Have you tried growing the herb chervil?
Chervil tastes similar to tarragon - it's sometimes called gourmet parsley. It has a wonderful fern-like leaf which turns red in the fall which is another plus. August is a wonderful time to sow chervil - so keep that in mind.
The 1884 Dictionary of English Names of Plants lists chervil as “the shepherd’s clock’’ because the blossoms open at five in the morning and then close up around eight in the evening.
The word chervil is derived from a Greek word meaning “the herb of rejoicing’’ or “the cheer leaf."
#OTD It's the birthday of the English naturalist, Gilbert White, who was born on this day in 1720.
White kept a journal for almost three decades where he recorded observations of his garden.

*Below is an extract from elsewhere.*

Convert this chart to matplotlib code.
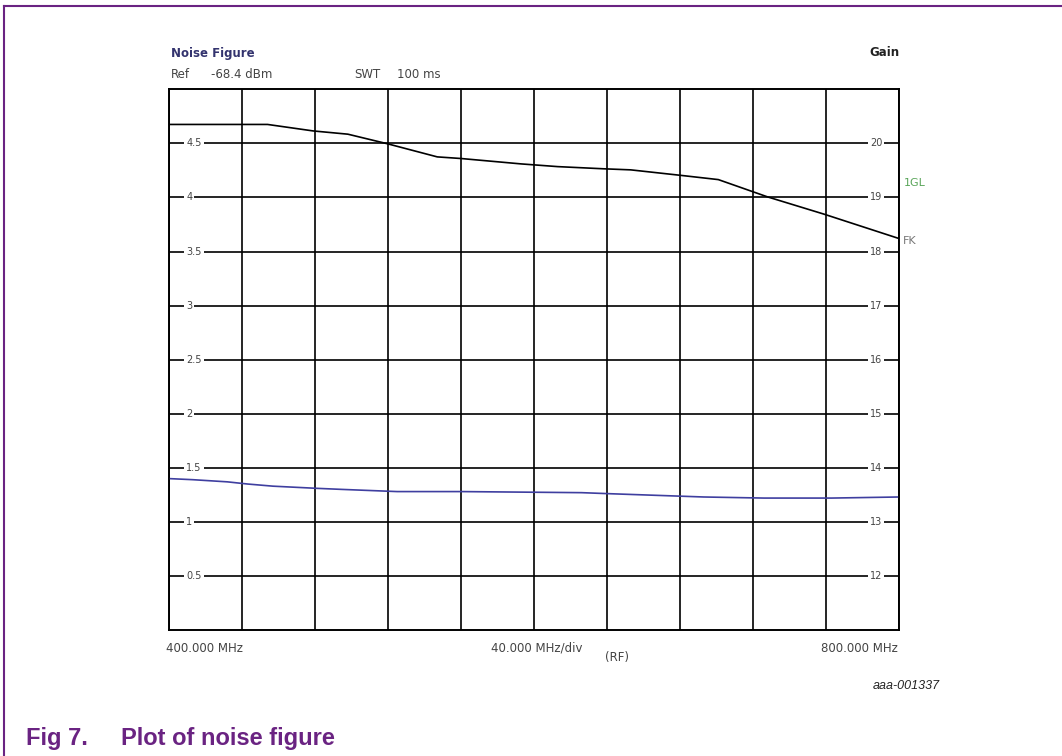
import matplotlib.pyplot as plt
from matplotlib.lines import Line2D

# Noise figure trace (left axis, dB)
nf_freq = [400, 413, 432, 443, 457, 481, 495, 525, 560, 626, 642, 659, 676, 693, 726, 763, 800]
nf_db = [1.40, 1.39, 1.37, 1.35, 1.33, 1.31, 1.30, 1.28, 1.28, 1.27, 1.26, 1.25, 1.24, 1.23, 1.22, 1.22, 1.23]

# Gain trace (right axis, dB)
gain_freq = [400, 454, 479, 498, 520, 547, 560, 593, 613, 638, 653, 680, 701, 728, 759, 800]
gain_db = [20.35, 20.35, 20.23, 20.17, 19.99, 19.75, 19.72, 19.62, 19.57, 19.53, 19.51, 19.41, 19.33, 19.01, 18.69, 18.24]

nf_ticks = [0.5, 1, 1.5, 2, 2.5, 3, 3.5, 4, 4.5]
nf_tick_labels = ['0.5', '1', '1.5', '2', '2.5', '3', '3.5', '4', '4.5']
gain_ticks = [12, 13, 14, 15, 16, 17, 18, 19, 20]
gain_tick_labels = ['12', '13', '14', '15', '16', '17', '18', '19', '20']
freq_grid = [400, 440, 480, 520, 560, 600, 640, 680, 720, 760, 800]

W, H = 1062, 756
PURPLE = '#6a2382'
GRAY = '#444444'


def fx(px):
    return px / W


def fy(py):
    return 1 - py / H


fig = plt.figure(figsize=(W / 100, H / 100), dpi=100)
fig.patch.set_facecolor('white')

# purple document frame (top and left edge)
fig.add_artist(Line2D([fx(4), 1.0], [fy(6), fy(6)], color=PURPLE, lw=1.5))
fig.add_artist(Line2D([fx(4), fx(4)], [fy(6), 0.0], color=PURPLE, lw=1.5))

ax = fig.add_axes([fx(169), fy(630), fx(899) - fx(169), fy(89.3) - fy(630)])
ax2 = ax.twinx()

ax.set_xlim(400, 800)
ax.set_ylim(0, 5)
ax2.set_ylim(11, 21)

ax.set_xticks(freq_grid)
ax.set_yticks(nf_ticks)
ax.grid(True, color='black', lw=1.2)
ax.tick_params(length=0, labelleft=False, labelbottom=False)
ax2.set_yticks([])
for a in (ax, ax2):
    for s in a.spines.values():
        s.set_color('black')
        s.set_linewidth(1.2)

ax.plot(nf_freq, nf_db, color='#3f3fa0', lw=1.2, zorder=3)
ax2.plot(gain_freq, gain_db, color='black', lw=1.2, zorder=3)

# tick labels sit inside the plot, breaking the grid lines
for v, lab in zip(nf_ticks, nf_tick_labels):
    ax.text(0.0235, v, lab, transform=ax.get_yaxis_transform(), ha='left', va='center',
            fontsize=7, color=GRAY, zorder=4,
            bbox=dict(facecolor='white', edgecolor='none', pad=1.5))
for v, lab in zip(gain_ticks, gain_tick_labels):
    ax2.text(0.977, v, lab, transform=ax2.get_yaxis_transform(), ha='right', va='center',
             fontsize=7, color=GRAY, zorder=4,
             bbox=dict(facecolor='white', edgecolor='none', pad=1.5))

# header texts
fig.text(fx(171), fy(53), 'Noise Figure', fontsize=8.5, fontweight='bold', color='#33336e', va='center')
fig.text(fx(899), fy(53), 'Gain', fontsize=8.5, fontweight='bold', color='#222222', va='center', ha='right')
fig.text(fx(171), fy(74), 'Ref', fontsize=8.5, color=GRAY, va='center')
fig.text(fx(211), fy(74), '-68.4 dBm', fontsize=8.5, color=GRAY, va='center')
fig.text(fx(354), fy(74), 'SWT', fontsize=8.5, color=GRAY, va='center')
fig.text(fx(397), fy(74), '100 ms', fontsize=8.5, color=GRAY, va='center')

# trace markers on the right
fig.text(fx(904), fy(183), '1GL', fontsize=8, color='#5aa55a', va='center')
fig.text(fx(903), fy(241), 'FK', fontsize=8, color='#777777', va='center')

# bottom annotations
fig.text(fx(166), fy(648), '400.000 MHz', fontsize=8.5, color=GRAY, va='center')
fig.text(fx(537), fy(648), '40.000 MHz/div', fontsize=8.5, color=GRAY, va='center', ha='center')
fig.text(fx(617), fy(657), '(RF)', fontsize=8.5, color=GRAY, va='center', ha='center')
fig.text(fx(898), fy(648), '800.000 MHz', fontsize=8.5, color=GRAY, va='center', ha='right')
fig.text(fx(940), fy(686), 'aaa-001337', fontsize=9, style='italic', color='#222222',
         va='center', ha='right', family='Liberation Sans')

# figure caption
fig.text(fx(26), fy(745), 'Fig 7.', fontsize=17, fontweight='bold', color=PURPLE,
         va='baseline', family='Liberation Sans')
fig.text(fx(121), fy(745), 'Plot of noise figure', fontsize=17, fontweight='bold', color=PURPLE,
         va='baseline', family='Liberation Sans')

fig.savefig('out.png', dpi=100)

It was eventually published as a Calendar of Flora and the Garden, followed by the Naturalist’s Journal.
People immediately recognized White had a gift for observation and for describing with vivid clarity the goings-on in the natural world.
Here's a little of what he wrote in his journal on this day in 1781; his 61st birthday:
"Farmers complain that their wheat is blited.

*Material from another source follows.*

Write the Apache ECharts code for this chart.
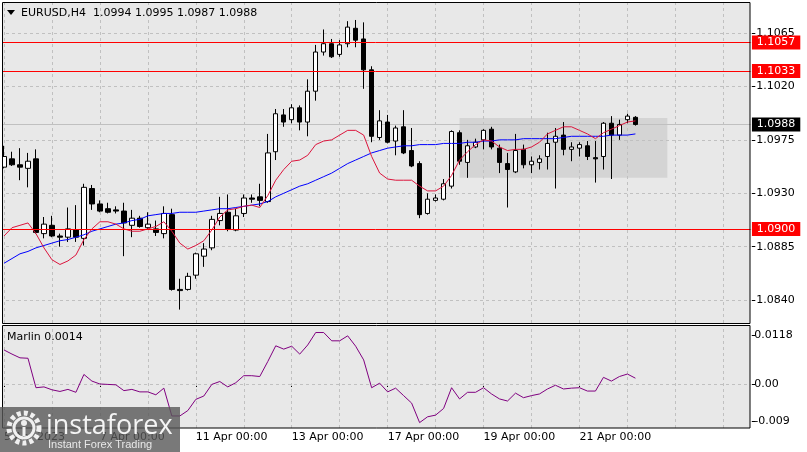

In the garden at Dowland’s,... stands a large Liriodendrum tulipifera, or tulip-tree, which was in flower. The soil is poor sand; but produces beautiful pendulous Larches.

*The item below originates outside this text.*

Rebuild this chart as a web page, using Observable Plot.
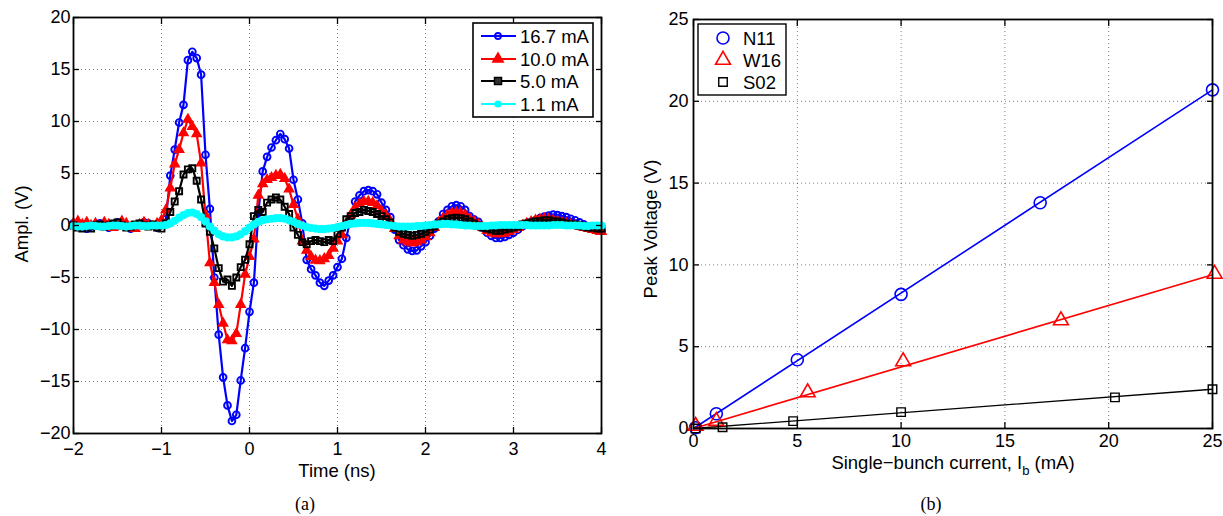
<!DOCTYPE html>
<html><head><meta charset="utf-8">
<script src="https://cdn.jsdelivr.net/npm/d3@7"></script>
<script src="https://cdn.jsdelivr.net/npm/@observablehq/plot@0.6"></script>
<style>
body{margin:0;background:#fff;}
#wrap{position:relative;width:1223px;height:516px;font-family:"Liberation Sans",Arial,sans-serif;background:#fff;}
.panel{position:absolute;top:0;}
.cap{position:absolute;top:494px;font-family:"Liberation Serif","DejaVu Serif",serif;font-size:18px;transform:translateX(-50%);line-height:20px;}
</style></head><body><div id="wrap"></div>
<script>
// ---------- Panel (a): waveforms ----------
const timeStart = -2, timeStep = 0.05; // sampling grid (ns)
const seriesNames = ["16.7 mA", "10.0 mA", "5.0 mA", "1.1 mA"];
const wave167 = [0.2,0.0,-0.2,-0.3,-0.1,0.1,0.2,0.0,-0.2,0.1,0.3,0.1,-0.1,-0.3,-0.2,0.1,0.3,0.2,0.0,-0.2,0.1,
  0.6,4.8,7.3,9.9,11.6,15.9,16.7,16.1,14.5,6.8,1.6,-5.0,-10.5,-14.6,-17.3,-18.8,-18.2,-14.9,-11.8,-8.3,
  -5.5,1.2,5.2,6.6,7.5,8.2,8.8,8.3,7.4,4.4,2.5,0.2,-3.3,-4.2,-4.8,-5.5,-5.8,-5.3,-4.8,-4.0,
  -3.2,-1.2,0.8,2.3,2.9,3.3,3.4,3.3,3.0,2.2,1.5,0.8,-0.4,-1.4,-1.9,-2.3,-2.45,-2.4,-2.0,-1.6,
  -1.0,-0.3,0.4,1.1,1.5,1.85,1.95,1.85,1.5,0.9,0.6,0.35,-0.2,-0.7,-1.0,-1.2,-1.2,-1.1,-0.9,-0.7,
  -0.4,-0.1,0.1,0.3,0.5,0.7,0.85,0.95,1.05,1.0,0.9,0.8,0.65,0.5,0.3,0.1,-0.1,-0.3,-0.5,-0.5];
const wave100 = [0.2,0.4,0.1,0.3,0.0,0.2,-0.1,0.3,0.1,-0.2,0.1,0.4,0.2,-0.2,-0.3,0.1,0.3,0.1,-0.1,0.2,0.5,
  1.5,3.6,5.9,7.3,8.9,10.2,9.5,8.8,6.0,1.0,-3.6,-5.5,-7.6,-9.4,-11.0,-11.1,-10.4,-7.6,-4.7,-3.0,
  -1.3,2.9,4.0,4.4,4.6,4.8,4.9,4.5,3.5,2.0,0.6,-1.5,-2.4,-3.0,-3.35,-3.4,-3.2,-2.9,-2.2,-1.5,
  -0.9,0.2,1.0,1.7,2.1,2.3,2.3,2.2,1.9,1.4,1.0,0.4,-0.3,-1.0,-1.4,-1.6,-1.7,-1.6,-1.4,-1.1,
  -0.7,-0.2,0.3,0.7,1.0,1.2,1.25,1.2,1.0,0.7,0.4,0.1,-0.2,-0.5,-0.7,-0.8,-0.8,-0.75,-0.6,-0.4,
  -0.2,0.0,0.2,0.35,0.5,0.6,0.65,0.6,0.5,0.4,0.3,0.2,0.1,0.0,-0.1,-0.2,-0.3,-0.4,-0.5,-0.6];
const wave50 = [0.0,-0.2,-0.3,-0.1,-0.3,0.0,0.1,-0.1,0.0,0.2,0.3,0.0,-0.2,-0.1,0.1,0.2,0.0,-0.1,0.1,-0.2,-0.3,
  0.2,1.3,2.3,3.3,4.9,5.4,5.5,4.3,2.5,0.2,-0.6,-2.2,-4.1,-5.4,-5.2,-5.8,-5.0,-4.0,-3.3,-1.8,
  0.9,1.5,1.3,2.2,2.5,2.7,2.5,1.8,1.1,-0.2,-0.9,-1.6,-1.8,-1.5,-1.4,-1.5,-1.6,-1.4,-1.5,-0.8,
  -0.2,0.6,0.9,1.2,1.3,1.5,1.4,1.3,1.1,0.9,0.6,0.3,-0.2,-0.6,-0.8,-0.9,-1.0,-0.9,-0.8,-0.6,
  -0.4,-0.1,0.2,0.4,0.6,0.7,0.75,0.7,0.6,0.4,0.2,0.0,-0.2,-0.3,-0.4,-0.5,-0.5,-0.4,-0.3,-0.2,
  -0.1,0.1,0.2,0.3,0.4,0.4,0.5,0.5,0.4,0.4,0.3,0.2,0.1,0.1,0.0,-0.1,-0.2,-0.2,-0.3,-0.3];
const wave11 = [-0.05,-0.1,-0.1,-0.05,0.0,-0.05,-0.1,-0.1,-0.05,0.0,0.0,-0.05,-0.1,-0.05,0.0,0.0,-0.05,-0.05,0.0,0.0,0.0,
  0.05,0.2,0.45,0.75,1.0,1.2,1.25,1.1,0.8,0.4,-0.1,-0.5,-0.85,-1.05,-1.15,-1.15,-1.05,-0.85,-0.55,-0.2,
  0.1,0.35,0.5,0.6,0.65,0.7,0.7,0.65,0.5,0.35,0.15,0.0,-0.15,-0.25,-0.3,-0.35,-0.35,-0.3,-0.25,-0.15,
  -0.05,0.05,0.15,0.2,0.25,0.25,0.25,0.2,0.15,0.1,0.05,0.0,-0.05,-0.1,-0.1,-0.1,-0.1,-0.05,-0.05,0.0,
  0.05,0.1,0.1,0.15,0.15,0.1,0.1,0.05,0.0,0.0,-0.05,-0.05,-0.05,-0.05,0.0,0.0,0.05,0.05,0.05,0.05,
  0.05,0.05,0.05,0.0,0.0,0.0,0.0,0.0,0.05,0.05,0.05,0.0,0.0,0.0,0.0,-0.05,-0.05,0.0,0.0,0.0];
const ticksTimeX = [-2,-1,0,1,2,3,4];
const ticksAmplY = [-20,-15,-10,-5,0,5,10,15,20];

// ---------- Panel (b): peak voltage vs current ----------
const legendB = ["N11", "W16", "S02"];
const currentN11 = [0.1, 1.1, 5.0, 10.0, 16.7, 25.0];
const voltN11    = [0.05, 0.9, 4.2, 8.2, 13.8, 20.7];
const currentW16 = [0.1, 1.1, 5.5, 10.1, 17.7, 25.1];
const voltW16    = [0.15, 0.45, 2.2, 4.1, 6.6, 9.45];
const currentS02 = [0.1, 1.4, 4.8, 10.0, 20.3, 25.0];
const voltS02    = [0.0, 0.08, 0.45, 1.0, 1.9, 2.4];
const fitCurrent = [0, 25];
const fitN11 = [0, 20.7];
const fitW16 = [0, 9.4];
const fitS02 = [0, 2.4];
const ticksCurrentX = [0,5,10,15,20,25];
const ticksVoltY = [0,5,10,15,20,25];

// ---------- helpers ----------
const BLUE = "#0000ff", RED = "#ff0000", BLACK = "#000000", CYAN = "#00ffff";
const FONT = "Liberation Sans, Arial, sans-serif";
const TICKFS = 18, LABFS = 18.5;
const fmt = d => d < 0 ? "\u2212" + Math.abs(d) : String(d);
const toWave = vals => vals.map((v, i) => ({t: +(timeStart + i * timeStep).toFixed(3), v}));
const toXY = (xs, ys) => xs.map((x, i) => ({x, y: ys[i]}));
const grid = (xt, yt) => [
  Plot.ruleX(xt, {stroke: "#000", strokeOpacity: 0.5, strokeWidth: 1, strokeDasharray: "1,3"}),
  Plot.ruleY(yt, {stroke: "#000", strokeOpacity: 0.5, strokeWidth: 1, strokeDasharray: "1,3"})
];
const boxAxes = (xt, yt, padY, padX) => [
  Plot.axisX(xt, {anchor: "bottom", tickSize: 0, tickPadding: padX, tickFormat: fmt, label: null, fontSize: TICKFS}),
  Plot.axisY(yt, {anchor: "left", tickSize: 0, tickPadding: padY, tickFormat: fmt, label: null, fontSize: TICKFS}),
  Plot.axisX(xt, {anchor: "bottom", tickSize: 6, dy: -6, tickFormat: () => "", label: null, strokeWidth: 1.3}),
  Plot.axisX(xt, {anchor: "top", tickSize: 6, dy: 6, tickFormat: () => "", label: null, strokeWidth: 1.3}),
  Plot.axisY(yt, {anchor: "left", tickSize: 6, dx: 6, tickFormat: () => "", label: null, strokeWidth: 1.3}),
  Plot.axisY(yt, {anchor: "right", tickSize: 6, dx: -6, tickFormat: () => "", label: null, strokeWidth: 1.3}),
  Plot.frame({stroke: "#000", strokeWidth: 1.8})
];
const addText = (sel, attrs, txt) => {
  const t = sel.append("text").attr("font-family", FONT).attr("fill", "black");
  Object.entries(attrs).forEach(([k, v]) => t.attr(k, v));
  if (txt != null) t.text(txt);
  return t;
};

const wrap = document.getElementById("wrap");

// ---------- build panel (a) ----------
const d167 = toWave(wave167), d100 = toWave(wave100), d50 = toWave(wave50), d11 = toWave(wave11);
const plotA = Plot.plot({
  width: 612, height: 480, marginLeft: 73, marginRight: 11, marginTop: 17, marginBottom: 47,
  x: {domain: [-2, 4]}, y: {domain: [-20, 20]},
  style: {fontFamily: FONT, fontSize: "18px", color: "black", background: "white", overflow: "visible"},
  marks: [
    ...grid(ticksTimeX, ticksAmplY),
    Plot.line(d167, {x: "t", y: "v", stroke: BLUE, strokeWidth: 2.2}),
    Plot.dot(d167, {x: "t", y: "v", r: 3.4, stroke: BLUE, strokeWidth: 1.9, fill: "none"}),
    Plot.line(d100, {x: "t", y: "v", stroke: RED, strokeWidth: 2.2}),
    Plot.dot(d100, {x: "t", y: "v", symbol: "triangle", r: 3.5, stroke: RED, strokeWidth: 1.3, fill: RED}),
    Plot.line(d50, {x: "t", y: "v", stroke: BLACK, strokeWidth: 2.2}),
    Plot.dot(d50, {x: "t", y: "v", symbol: "square", r: 3.4, stroke: BLACK, strokeWidth: 1.9, fill: "none"}),
    Plot.line(d11, {x: "t", y: "v", stroke: CYAN, strokeWidth: 3}),
    Plot.dot(d11, {x: "t", y: "v", r: 4.1, fill: CYAN, stroke: "none"}),
    ...boxAxes(ticksTimeX, ticksAmplY, 3, 9)
  ]
});
plotA.classList.add("panel");
plotA.style.left = "0px";
wrap.appendChild(plotA);

{
  const svg = d3.select(plotA);
  addText(svg, {transform: "translate(21,224) rotate(-90)", "text-anchor": "middle", "dominant-baseline": "central", "font-size": LABFS}, "Ampl. (V)");
  addText(svg, {x: 337, y: 477, "text-anchor": "middle", "font-size": LABFS}, "Time (ns)");
  const g = svg.append("g");
  g.append("rect").attr("x", 473).attr("y", 23).attr("width", 120).attr("height", 94)
    .attr("fill", "white").attr("stroke", "black").attr("stroke-width", 1.6);
  const cols = [BLUE, RED, BLACK, CYAN];
  const ys = [36, 59, 81, 104];
  seriesNames.forEach((name, i) => {
    const y = ys[i];
    g.append("line").attr("x1", 481).attr("x2", 516).attr("y1", y).attr("y2", y).attr("stroke", cols[i]).attr("stroke-width", 2.2);
    if (i === 0) g.append("circle").attr("cx", 498).attr("cy", y).attr("r", 3).attr("fill", "none").attr("stroke", BLUE).attr("stroke-width", 1.8);
    if (i === 1) g.append("path").attr("d", d3.symbol(d3.symbolTriangle, 75)()).attr("transform", `translate(498,${y})`).attr("fill", RED);
    if (i === 2) g.append("rect").attr("x", 494.5).attr("y", y - 3.5).attr("width", 7).attr("height", 7).attr("fill", "#333").attr("stroke", BLACK).attr("stroke-width", 1.5);
    if (i === 3) g.append("circle").attr("cx", 498).attr("cy", y).attr("r", 3.6).attr("fill", CYAN);
    addText(g, {x: 520, y: y, "text-anchor": "start", "dominant-baseline": "central", "font-size": LABFS}, name);
  });
}

// ---------- build panel (b) ----------
const pN11 = toXY(currentN11, voltN11), pW16 = toXY(currentW16, voltW16), pS02 = toXY(currentS02, voltS02);
const plotB = Plot.plot({
  width: 583, height: 480, marginLeft: 53, marginRight: 11, marginTop: 19, marginBottom: 52,
  x: {domain: [0, 25]}, y: {domain: [0, 25]},
  style: {fontFamily: FONT, fontSize: "18px", color: "black", background: "white", overflow: "visible"},
  marks: [
    ...grid(ticksCurrentX, ticksVoltY),
    Plot.line(toXY(fitCurrent, fitN11), {x: "x", y: "y", stroke: BLUE, strokeWidth: 1.6}),
    Plot.line(toXY(fitCurrent, fitW16), {x: "x", y: "y", stroke: RED, strokeWidth: 1.6}),
    Plot.line(toXY(fitCurrent, fitS02), {x: "x", y: "y", stroke: BLACK, strokeWidth: 1.3}),
    Plot.dot(pN11, {x: "x", y: "y", r: 6, stroke: BLUE, strokeWidth: 1.6, fill: "none"}),
    Plot.dot(pW16, {x: "x", y: "y", symbol: "triangle", r: 5.5, stroke: RED, strokeWidth: 1.6, fill: "none"}),
    Plot.dot(pS02, {x: "x", y: "y", symbol: "square", r: 4.8, stroke: BLACK, strokeWidth: 1.4, fill: "none"}),
    ...boxAxes(ticksCurrentX, ticksVoltY, 5, 6)
  ]
});
plotB.classList.add("panel");
plotB.style.left = "640px";
wrap.appendChild(plotB);

{
  const svg = d3.select(plotB);
  addText(svg, {transform: "translate(10,229) rotate(-90)", "text-anchor": "middle", "dominant-baseline": "central", "font-size": LABFS}, "Peak Voltage (V)");
  const xl = addText(svg, {x: 313, y: 469, "text-anchor": "middle", "font-size": LABFS});
  xl.append("tspan").text("Single\u2212bunch current, I");
  xl.append("tspan").attr("font-size", 13).attr("dy", 6).text("b");
  xl.append("tspan").attr("dy", -6).text(" (mA)");
  const g = svg.append("g");
  g.append("rect").attr("x", 58).attr("y", 24).attr("width", 88).attr("height", 71)
    .attr("fill", "white").attr("stroke", "black").attr("stroke-width", 1.4);
  const ys = [38, 60, 82];
  g.append("circle").attr("cx", 83).attr("cy", ys[0]).attr("r", 6).attr("fill", "none").attr("stroke", BLUE).attr("stroke-width", 1.6);
  g.append("path").attr("d", d3.symbol(d3.symbolTriangle, Math.PI * 5.5 * 5.5)()).attr("transform", `translate(83,${ys[1]})`)
    .attr("fill", "none").attr("stroke", RED).attr("stroke-width", 1.6);
  g.append("path").attr("d", d3.symbol(d3.symbolSquare, Math.PI * 4.8 * 4.8)()).attr("transform", `translate(83,${ys[2]})`)
    .attr("fill", "none").attr("stroke", BLACK).attr("stroke-width", 1.4);
  legendB.forEach((name, i) => {
    addText(g, {x: 103, y: ys[i], "text-anchor": "start", "dominant-baseline": "central", "font-size": LABFS}, name);
  });
}

// ---------- captions ----------
[["(a)", 305], ["(b)", 931]].forEach(([txt, x]) => {
  const c = document.createElement("div");
  c.className = "cap"; c.style.left = x + "px"; c.textContent = txt;
  wrap.appendChild(c);
});
</script></body></html>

Mr R’s garden, ... abounds in fruit, & in all manner of good & forward kitchen-crops. Many China-asters this spring seeded themselves there... some cucumber-plants also grew-up of themselves from the seeds of a rejected cucumber thrown aside last autumn. Mr R’s garden is at an average a fortnight before mine."
#OTD Today is the anniversary of the death of the author and gardener Jane Austen.
Austen loved gardens. She had a heart for ornamentals, herbs, and kitchen gardening. And, her family always had a garden - growing their own food and beautifying their homes with flowers.
In every one of her books, Austen included gardens.
We know from Austen's letters to her sister, Cassandra, that gardens brought her joy and they were also regulating.
In 1807, she wrote about the redesign of her garden:
"I could not do without a syringa... We talk also of a laburnum. The border under the terrace wall is clearing away to receive currants and gooseberry bushes, and a spot is found very proper for raspberries."
In 1814, she wrote about the garden outside her rented room,
"The garden is quite a love... I live in the room downstairs, it is particularly pleasant...opening upon the garden. I go and refresh myself every now and then, and then come back to Solitary Coolness."
#OTD It was on this day in 1863 that the father of American landscape architecture, Frederick Law Olmsted, walked the battlefield of Gettysburg, just 15 days after the battle.
Today's Garden Chore
Do a summer check of all your irrigation systems and repair anything broken.
I sooo wish I would have done this last summer. By the time I discovered a leak, we had a big water problem to address.
In the garden, too much water can be just as harmful as too little. Throw in temperature extremes, and you have a perfect storm - inviting fungal and other diseases, pests and other problems.